## Challenge
Scan the data below and report how many lines include the word "that". Nothing else is wanted.

## Provided records
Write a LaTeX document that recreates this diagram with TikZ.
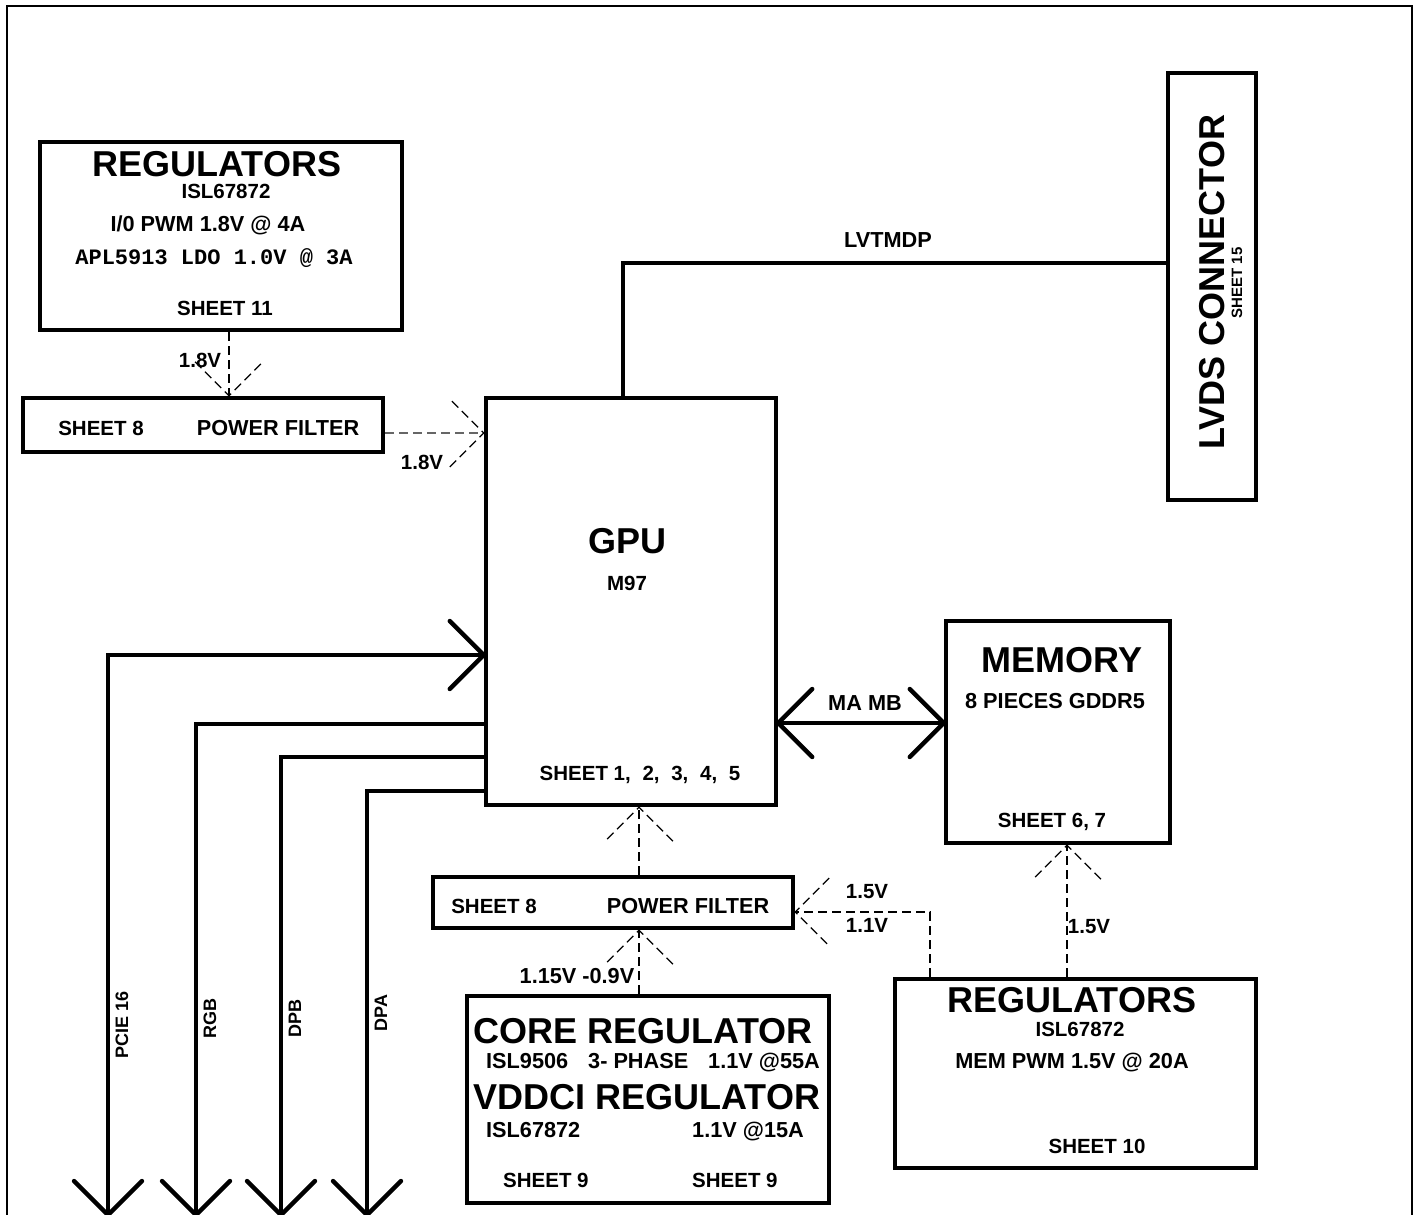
\documentclass[tikz,border=0pt]{standalone}
\usepackage{fontspec}
\setmainfont{Liberation Sans}
\newfontfamily\monob{Liberation Mono}
\usetikzlibrary{calc}
\newcommand\shead[2]{\draw[wire,line cap=round,line join=round] ($(#1)+(#2+135:48)$) -- (#1) -- ($(#1)+(#2-135:48)$);}
\newcommand\dhead[2]{\draw[dsh] ($(#1)+(#2+135:48)$) -- (#1) -- ($(#1)+(#2-135:48)$);}
\begin{document}
\begin{tikzpicture}[x=1pt,y=-1pt,
  box/.style={draw, line width=4.5pt, inner sep=0pt, rectangle},
  wire/.style={line width=4.5pt},
  dsh/.style={line width=1.3pt, dash pattern=on 9pt off 5pt},
  txt/.style={inner sep=0pt, anchor=base, font=\bfseries\fontsize{21.7}{24}\selectfont},
  txs/.style={inner sep=0pt, anchor=base, font=\bfseries\fontsize{20.5}{22}\selectfont},
  sm/.style={inner sep=0pt, anchor=base, font=\bfseries\fontsize{18}{20}\selectfont},
  big/.style={inner sep=0pt, anchor=base, font=\bfseries\fontsize{36}{40}\selectfont},
  mono/.style={inner sep=0pt, anchor=base, font=\monob\bfseries\fontsize{22}{24}\selectfont}]
\useasboundingbox (0,0) rectangle (1414,1215);
\fill[white] (0,0) rectangle (1414,1215);
\draw[line width=2pt] (7,1215) -- (7,6) -- (1412,6) -- (1412,1215);

% boxes
\node[box, minimum width=362pt, minimum height=188pt] (regA) at (221,236) {};
\node[box, minimum width=360pt, minimum height=54pt] (pfA) at (203,425) {};
\node[box, minimum width=290pt, minimum height=407pt] (gpu) at (631,601.5) {};
\node[box, minimum width=88pt, minimum height=427pt] (lvds) at (1212,286.5) {};
\node[box, minimum width=224pt, minimum height=222pt] (mem) at (1058,732) {};
\node[box, minimum width=360pt, minimum height=51pt] (pfB) at (613,902.5) {};
\node[box, minimum width=362pt, minimum height=207pt] (core) at (648,1099.5) {};
\node[box, minimum width=361pt, minimum height=189pt] (regB) at (1075.5,1073.5) {};

% texts regA
\node[big] (ra1) at (217,176) {REGULATORS};
\node[txs] (ra2) at (226,198) {ISL67872};
\node[txt] (ra3) at (208,231) {I/0 PWM 1.8V @ 4A};
\node[mono] (ra4) at (214,264) {APL5913 LDO 1.0V @ 3A};
\node[txs] (ra5) at (225,315) {SHEET 11};
% pfA
\node[txs] (pa1) at (101,435) {SHEET 8};
\node[txt] (pa2) at (278,435) {POWER FILTER};
\node[txs] (v1) at (200,367) {1.8V};
\node[txs] (v2) at (422,469) {1.8V};
% gpu
\node[big] (g1) at (627,553) {GPU};
\node[txs] (g2) at (627,590) {M97};
\node[txs] (g3) at (640,780) {SHEET 1,\hspace{6pt} 2,\hspace{6pt} 3,\hspace{6pt} 4,\hspace{6pt} 5};
\node[txt] (lv) at (888,247) {LVTMDP};
% lvds
\node[big, anchor=center, rotate=90] (l1) at (1212,282) {LVDS CONNECTOR};
\node[txt, anchor=center, rotate=90, font=\bfseries\fontsize{15}{17}\selectfont] (l2) at (1237,283) {SHEET 15};
% memory
\node[big] (m1) at (1062,672) {MEMORY};
\node[txt] (m2) at (1055,708) {8 PIECES GDDR5};
\node[txs] (m3) at (1052,827) {SHEET 6, 7};
\node[txt] (mamb) at (865,710) {MA MB};
% pfB
\node[txs] (pb1) at (494,913) {SHEET 8};
\node[txt] (pb2) at (688,913) {POWER FILTER};
\node[txs] (v3) at (867,898) {1.5V};
\node[txs] (v4) at (867,932) {1.1V};
\node[txs] (v5) at (1089,933) {1.5V};
\node[txt] (v6) at (577,983) {1.15V -0.9V};
% core
\node[big] (c1) at (643,1043) {CORE REGULATOR};
\node[txt, anchor=base west] (c2) at (486,1068) {ISL9506};
\node[txt, anchor=base west] (c3) at (588,1068) {3- PHASE};
\node[txt, anchor=base west] (c4) at (708,1068) {1.1V @55A};
\node[big] (c5) at (647,1109) {VDDCI REGULATOR};
\node[txt, anchor=base west] (c6) at (486,1137) {ISL67872};
\node[txt, anchor=base west] (c7) at (692,1137) {1.1V @15A};
\node[txs, anchor=base west] (c8) at (503,1187) {SHEET 9};
\node[txs, anchor=base west] (c9) at (692,1187) {SHEET 9};
% regB
\node[big] (rb1) at (1072,1012) {REGULATORS};
\node[txs] (rb2) at (1080,1036) {ISL67872};
\node[txt] (rb3) at (1072,1068) {MEM PWM 1.5V @ 20A};
\node[txs] (rb4) at (1097,1153) {SHEET 10};

% bus labels
\node[sm, anchor=center, rotate=90] (s1) at (122,1025) {PCIE 16};
\node[sm, anchor=center, rotate=90] (s2) at (210,1018) {RGB};
\node[sm, anchor=center, rotate=90] (s3) at (295,1018) {DPB};
\node[sm, anchor=center, rotate=90] (s4) at (381,1013) {DPA};

% solid connectors
\draw[wire] (623,0 |- gpu.north) -- (623,263) -- (lvds.west |- 0,263);
\coordinate (pin) at (gpu.west |- 0,655);
\coordinate (b1) at (108,1215);
\coordinate (b2) at (196,1215);
\coordinate (b3) at (281,1215);
\coordinate (b4) at (367,1215);
\draw[wire] (pin) -| (b1);
\draw[wire] (gpu.west |- 0,724) -| (b2);
\draw[wire] (gpu.west |- 0,757) -| (b3);
\draw[wire] (gpu.west |- 0,791) -| (b4);
\shead{pin}{0}
\shead{b1}{90}
\shead{b2}{90}
\shead{b3}{90}
\shead{b4}{90}
\coordinate (ma) at (gpu.east |- 0,723);
\coordinate (mb) at (mem.west |- 0,723);
\draw[wire] (ma) -- (mb);
\shead{ma}{180}
\shead{mb}{0}

% dashed connectors
\coordinate (dA) at (229,0 |- pfA.north);
\draw[dsh] (229,0 |- regA.south) -- (dA);
\dhead{dA}{90}
\coordinate (dB) at (gpu.west |- 0,433);
\draw[dsh, black!60] (pfA.east |- 0,433) -- (dB);
\dhead{dB}{0}
\coordinate (dC) at (639,0 |- gpu.south);
\draw[dsh] (639,0 |- pfB.north) -- (dC);
\dhead{dC}{-90}
\coordinate (dD) at (639,0 |- pfB.south);
\draw[dsh] (639,0 |- core.north) -- (dD);
\dhead{dD}{-90}
\coordinate (dE) at (pfB.east |- 0,912);
\draw[dsh] (930,0 |- regB.north) -- (930,912) -- (dE);
\dhead{dE}{180}
\coordinate (dF) at (1067,0 |- mem.south);
\draw[dsh] (1067,0 |- regB.north) -- (dF);
\dhead{dF}{-90}
\end{tikzpicture}
\end{document}
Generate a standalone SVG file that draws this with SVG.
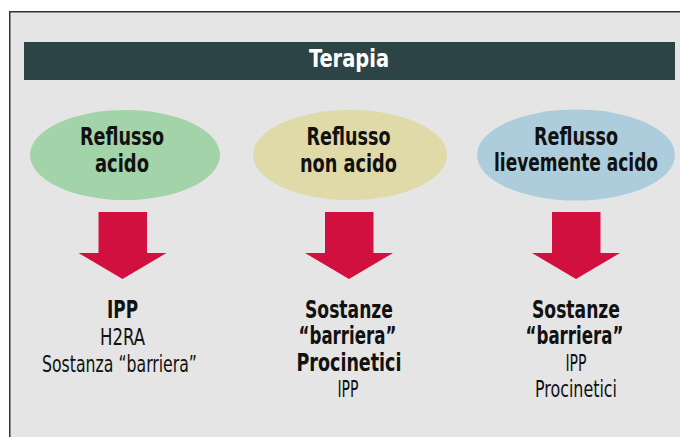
<svg xmlns="http://www.w3.org/2000/svg" width="680" height="437" viewBox="0 0 680 437">
  <defs>
    <style>
      .t { font-family: "Liberation Sans Narrow", "DejaVu Sans Condensed", "Liberation Sans", sans-serif; fill: #111; text-anchor: middle; }
      .b { font-weight: bold; font-size: 24px; }
      .r { font-weight: normal; font-size: 23.5px; }
      .title { font-family: "Liberation Sans Narrow", "DejaVu Sans Condensed", "Liberation Sans", sans-serif; font-weight: bold; font-size: 24px; fill: #ffffff; text-anchor: middle; }
      .arrow { fill: #d21040; }
    </style>
  </defs>
  <rect x="0" y="0" width="680" height="437" fill="#ffffff"/>
  <rect id="frame" x="9.75" y="11.75" width="680" height="440" fill="#e5e5e5" stroke="#333333" stroke-width="1.5"/>

  <g id="header">
    <rect x="24" y="42" width="651" height="38" fill="#2c4446"/>
    <text class="title" x="349" y="67" textLength="80" lengthAdjust="spacingAndGlyphs">Terapia</text>
  </g>

  <g id="node-acido">
    <ellipse cx="125" cy="155" rx="95" ry="45" fill="#a3d3a8"/>
    <text class="t b" x="122" y="145" textLength="84" lengthAdjust="spacingAndGlyphs">Reflusso</text>
    <text class="t b" x="122" y="171.5" textLength="54" lengthAdjust="spacingAndGlyphs">acido</text>
  </g>

  <g id="node-non-acido">
    <ellipse cx="350" cy="155" rx="97" ry="45" fill="#dfdaa8"/>
    <text class="t b" x="348.5" y="145" textLength="84" lengthAdjust="spacingAndGlyphs">Reflusso</text>
    <text class="t b" x="348.5" y="171.5" textLength="97" lengthAdjust="spacingAndGlyphs">non acido</text>
  </g>

  <g id="node-lievemente-acido">
    <ellipse cx="576" cy="155" rx="99" ry="45.5" fill="#adcddd"/>
    <text class="t b" x="576" y="145" textLength="84" lengthAdjust="spacingAndGlyphs">Reflusso</text>
    <text class="t b" x="576" y="171" textLength="164" lengthAdjust="spacingAndGlyphs">lievemente acido</text>
  </g>

  <g id="connectors">
    <path class="arrow" d="M98.5,212 H147 V253 H166.5 L122.5,279 L78.5,253 H98.5 Z"/>
    <path class="arrow" d="M325,212 H373.5 V253 H393 L349,279 L305,253 H325 Z"/>
    <path class="arrow" d="M552,212 H600.5 V253 H620 L576,279 L532,253 H552 Z"/>
  </g>

  <g id="therapy-acido">
    <text class="t b" x="122.5" y="318" textLength="31" lengthAdjust="spacingAndGlyphs">IPP</text>
    <text class="t r" x="122.5" y="345" textLength="45" lengthAdjust="spacingAndGlyphs">H2RA</text>
    <text class="t r" x="119.5" y="372" textLength="155" lengthAdjust="spacingAndGlyphs">Sostanza “barriera”</text>
  </g>

  <g id="therapy-non-acido">
    <text class="t b" x="349" y="318" textLength="88" lengthAdjust="spacingAndGlyphs">Sostanze</text>
    <text class="t b" x="347.5" y="344" textLength="98" lengthAdjust="spacingAndGlyphs">“barriera”</text>
    <text class="t b" x="349" y="370.5" textLength="105" lengthAdjust="spacingAndGlyphs">Procinetici</text>
    <text class="t r" x="348" y="397" textLength="21" lengthAdjust="spacingAndGlyphs">IPP</text>
  </g>

  <g id="therapy-lievemente-acido">
    <text class="t b" x="576" y="318" textLength="88" lengthAdjust="spacingAndGlyphs">Sostanze</text>
    <text class="t b" x="574.5" y="344" textLength="98" lengthAdjust="spacingAndGlyphs">“barriera”</text>
    <text class="t r" x="576" y="370.5" textLength="21" lengthAdjust="spacingAndGlyphs">IPP</text>
    <text class="t r" x="576" y="397" textLength="82" lengthAdjust="spacingAndGlyphs">Procinetici</text>
  </g>
</svg>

## Result below
2